Every bill creates winners and losers. Here's who stands to gain and who bears the cost.

Who Benefits

  • Local government officials — gain a formal pathway to request new post offices and a predictable notification process that allows them to plan constituent engagement and municipal services.
  • Local communities and civic groups — receive mandated notice, public presentations, and a requirement that the Postal Service consider community input before non‑trivial temporary relocations.
  • Members of Congress and oversight committees — receive mandatory reports on prolonged relocations, improving their ability to monitor service disruptions in their districts.

Who Bears the Cost

  • United States Postal Service (headquarters and local offices) — must draft and finalize a regulation within 90 days, redesign internal procedures to meet multiple notice and update deadlines, and prepare periodic reports for congressional committees, all of which increase administrative workload.
  • Postmasters and local retail staff — will have to integrate additional public presentation and documentation obligations into operational planning, potentially diverting resources from customer service or requiring new scheduling practices.
  • Local governments and civic organizations — while beneficiaries of notice, they will incur time and staffing costs responding to outreach and participating in public presentations, and may need to formalize complaint or input channels.

Key Issues

The Core Tension

The central tension is between community transparency and operational flexibility: the bill forces the Postal Service to slow down and document relocations so local officials and residents can participate and Congress can oversee, but those same procedural layers risk tying the agency’s hands when speed and adaptability are necessary to maintain continuous service or respond to emergencies.

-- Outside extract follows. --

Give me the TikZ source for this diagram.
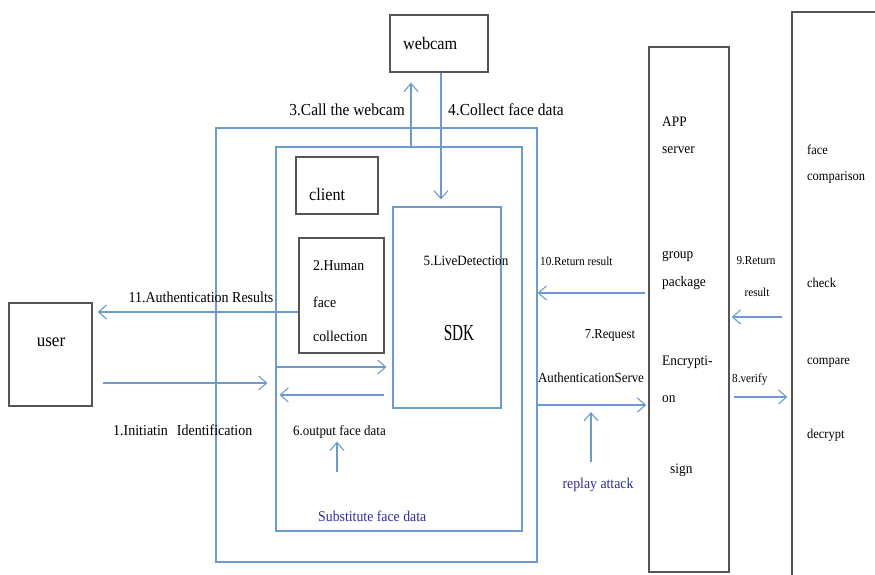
\documentclass[tikz,border=0pt]{standalone}
\usepackage{fontspec}
\setmainfont{Liberation Serif}[FakeStretch=0.92]
\usetikzlibrary{arrows.meta,calc}
\definecolor{lblue}{RGB}{110,155,205}
\definecolor{bgray}{RGB}{85,85,85}
\definecolor{tblue}{RGB}{45,45,165}
\newcommand{\fsz}[1]{\fontsize{#1}{#1}\selectfont}
\tikzset{
  gbox/.style={draw=bgray,line width=1.4pt,inner sep=0pt},
  bbox/.style={draw=lblue,line width=1.1pt,inner sep=0pt},
  arr/.style={draw=lblue,line width=1.1pt,-{Straight Barb[length=8pt,width=14pt]}},
  lbl/.style={inner sep=0pt,text=black,font=\fsz{16.8}},
  mid/.style={inner sep=0pt,text=black,font=\fsz{14.5}},
  sml/.style={inner sep=0pt,text=black,font=\fsz{12.2}},
  blu/.style={inner sep=0pt,text=tblue,font=\fsz{15}},
}
\begin{document}
\begin{tikzpicture}[x=1pt,y=-1pt]
\path[use as bounding box,clip] (0,0) rectangle (875,574);
\fill[white] (0,0) rectangle (875,574);
% boxes
\node[gbox,minimum width=98pt,minimum height=57pt] (webcam) at (439,43.5) {};
\node[bbox,minimum width=321pt,minimum height=434pt] (outer) at (376.5,345) {};
\node[bbox,minimum width=246pt,minimum height=384pt] (inner) at (399,339) {};
\node[gbox,minimum width=82pt,minimum height=57pt] (client) at (337,185.5) {};
\node[gbox,minimum width=85pt,minimum height=115pt] (hfc) at (341.5,295.5) {};
\node[bbox,minimum width=108pt,minimum height=201pt] (sdk) at (447,307.5) {};
\node[gbox,minimum width=83pt,minimum height=103pt] (user) at (50.5,354.5) {};
\node[gbox,minimum width=80pt,minimum height=525pt] (app) at (689,309.5) {};
\node[gbox,minimum width=100pt,minimum height=580pt] (fc) at (842,302) {};
% texts
\node[lbl,anchor=west,font=\fsz{17.6}] (twebcam) at (403,43) {webcam};
\node[lbl,anchor=east] (t3) at (405,110) {3.Call the webcam};
\node[lbl,anchor=west] (t4) at (448,110) {4.Collect face data};
\node[lbl,anchor=west,font=\fsz{17.6}] (tclient) at (309,194) {client};
\node[mid,anchor=west,font=\fsz{15}] (th1) at (313,266) {2.Human};
\node[mid,anchor=west,font=\fsz{15}] (th2) at (313,302) {face};
\node[mid,anchor=west,font=\fsz{15}] (th3) at (313,336) {collection};
\node[mid,font=\fsz{14.2}] (t5) at (466,261) {5.LiveDetection};
\node[inner sep=0pt,font=\fsz{23}] (tsdk) at (459,333) {\scalebox{0.72}[1]{SDK}};
\node[mid,anchor=west,font=\fsz{14.1}] (t6) at (293,432) {6.output face data};
\node[blu,anchor=west] (tsub) at (318,516) {Substitute face data};
\node[lbl,font=\fsz{18.5}] (tuser) at (51,342) {user};
\node[mid,font=\fsz{15.2}] (t11) at (201,297) {11.Authentication Results};
\node[mid,anchor=west,font=\fsz{15.2}] (t1) at (113,430) {1.Initiatin\hspace{9pt}Identification};
\node[sml,anchor=west] (t10) at (540,261) {10.Return result};
\node[mid,font=\fsz{13.7}] (t7a) at (610,335) {7.Request};
\node[mid,font=\fsz{14}] (t7b) at (591,378) {AuthenticationServe};
\node[blu,font=\fsz{15}] (treplay) at (598,485) {replay attack};
\node[mid,anchor=west] (tapp1) at (662,122) {APP};
\node[mid,anchor=west] (tapp2) at (662,150) {server};
\node[mid,anchor=west] (tapp3) at (662,256) {group};
\node[mid,anchor=west] (tapp4) at (662,283) {package};
\node[mid,anchor=west] (tapp5) at (662,362) {Encrypti-};
\node[mid,anchor=west] (tapp6) at (662,399) {on};
\node[mid,anchor=west] (tapp7) at (670,470) {sign};
\node[sml] (t9a) at (756,261) {9.Return};
\node[sml] (t9b) at (757,292) {result};
\node[sml,anchor=west] (t8) at (732,380) {8.verify};
\node[mid,anchor=west,font=\fsz{13.5}] (tfc1) at (807,150) {face};
\node[mid,anchor=west,font=\fsz{13.5}] (tfc2) at (807,177) {comparison};
\node[mid,anchor=west,font=\fsz{13.5}] (tfc3) at (807,283) {check};
\node[mid,anchor=west,font=\fsz{13.5}] (tfc4) at (807,363) {compare};
\node[mid,anchor=west,font=\fsz{13.5}] (tfc5) at (807,435) {decrypt};
% connectors
\draw[arr] (inner.north -| 411,0) -- ([yshift=-10pt]webcam.south -| 411,0);
\draw[arr] (webcam.south -| 441,0) -- ([yshift=7pt]sdk.north -| 441,0);
\draw[arr] (inner.west |- 0,367) -- ([xshift=-6pt]sdk.west |- 0,367);
\draw[arr] ([xshift=-8pt]sdk.west |- 0,395) -- ([xshift=4pt]inner.west |- 0,395);
\draw[arr] (hfc.west |- 0,312) -- ([xshift=5pt]user.east |- 0,312);
\draw[arr] ([xshift=10pt]user.east |- 0,383) -- ([xshift=-8pt]inner.west |- 0,383);
\draw[arr] ([xshift=-3pt]app.west |- 0,293) -- (outer.east |- 0,293);
\draw[arr] (outer.east |- 0,405) -- ([xshift=-2pt]app.west |- 0,405);
\coordinate (rtip) at (591,412);
\draw[arr] ([yshift=16pt]treplay.north -| rtip) -- (rtip);
\draw[arr] ([xshift=-9pt]fc.west |- 0,317) -- ([xshift=2pt]app.east |- 0,317);
\draw[arr] ([xshift=4pt]app.east |- 0,397) -- ([xshift=-4pt]fc.west |- 0,397);
\draw[arr] ([yshift=38pt]tsub.north -| 337,0) -- ([yshift=-3pt]t6.south -| 337,0);
\end{tikzpicture}
\end{document}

The bill compels transparency but leaves important implementation choices to the Postal Service’s forthcoming regulation. The statute ties itself to existing regulatory language for “temporary relocation” but does not define what level of community engagement satisfies the “collecting and considering” requirement, leaving open whether a simple comment period or more substantive deliberations are required.

The lack of specified remedies or enforcement mechanisms means compliance is primarily documentary — Congress and local officials get information, but the statute does not create a private right of action or penalty for missed deadlines.

Another unsettled issue is operational flexibility during emergencies or events that require immediate action. The statute does not create explicit exceptions for natural disasters, security incidents, or sudden operational failures, so the Postal Service will have to decide in rulemaking how to reconcile urgent operational needs with the new notice and presentation timelines.

Finally, the administrative burden and added timelines can slow relocations or compel extended temporary solutions, potentially increasing costs or creating unintended service gaps if the Postal Service prioritizes regulatory compliance over rapid operational fixes.